There’s not much chance we’re going to have a responsible population debate, on the evidence so far.

The coalition may be unclear on population policy — just like Labor is — but they’re keen to connect it up to the idea that the government isn’t controlling our borders effectively.  In a press conference worthy of Spinal Tap on Saturday, Tony Abbott answered every question, including several versions of whether he’d appoint a population minister, by referring to boat people and border protection.
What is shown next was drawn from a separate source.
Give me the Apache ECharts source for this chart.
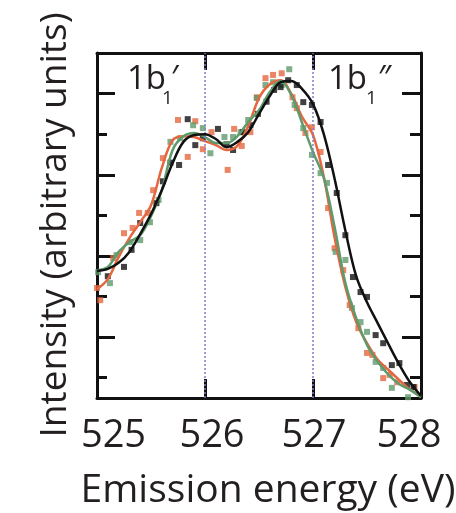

Scott Morrison ran with the idea overnight.  “How can Australians trust Kevin Rudd on future population growth when he can’t even keep his promises to maintain the integrity of our borders?” he told Fairfax, before displaying a brilliant comic sense by adding “Australia is capable of having a calm and mature discussion on this.”  Morrison also compared migration under the Howard government with migration under the Rudd government, suggesting it was 126,000 a year under the former but “over 300,000” under the latter.

That looks an awful lot like a blatant lie.

The Howard government was a high-immigration government.  This seems to be forgotten in the “perpetual present” of political coverage.  Indeed, coalition MPs still boast that Howard was able to run a high immigration program because he’d earned Australians’ trust on border protection.  But now Morrison wants to insist it was a low-immigration government compared to the current one.

So, some numbers.

In 2008-09, there were 171,318 permanent migrants — not, as Morrison suggests, over 300,000.  In 2007-08, it was 158,630.  The previous year, the last full year of the Howard Government, 148,200.  In 2005-06, 143,000.  The increase has been driven be demand for skilled migrants.  Throughout all that time, two-thirds of permanent arrivals came here under the Skilled Migration category.  The remainder has come from the family migration stream.

If you want to choke off the latter, good luck telling skilled migrants they can’t bring their families with them.

That’s separate from the temporary skilled migration category, which the Howard government enthusiastically encouraged as a way of restraining wage demands in industries facing skills shortages. That was just over 118,000 in 2005-06, went beyond 132,000 the following year, then the GFC hit and numbers fell to 110,570 in 2007-08 and only 101,280.  Oddly, I’ve yet to hear the Little Australianists congratulating the government for stopping the flow of temporary visa holders.

Throughout the whole period, overseas students — another area enthusiastically encouraged by the Howard government — surged from 190,627 to 356,251 in 2008-09, with overseas students trying to exploit the Howard government’s rules that made student visas a reliable pathway to permanent migration.  This government has now moved to end that — not that Morrison acknowledged that when the changes were announced in February.

That’s the migration program.  It’s separate from our actual population levels, which can be tracked using ABS data.  Net immigration surged to 98,000 in the March quarter of 2009, but has since dropped back; there has also been a lull in the number of people leaving Australia.

That suggests that we’re looking at a GFC-induced drop in the number of Australians moving overseas, and a rise in the number of Australians returning from overseas.  Think of all those lawyers and bankers lured to London during the boom years, now out of a job and forced to come home.

What’s more interesting than Scott Morrison’s numbers is why Tony Abbott failed to back him on the idea of cutting immigration.  The coalition is deeply conflicted about migration.  Some, like the hypocritical former immigration minister Kevin Andrews, want big cuts in immigration.  Andrews proposed 85% — which in times such as 2009 might mean we’d refused to let Australians wanting to come back into the country back in.  But business strongly supports high immigration — and certainly a continuation of temporary skilled visas.

The Opposition might have hoped it was on a winner on population and border security.  Its own internal division on the issue might yet make that problematic.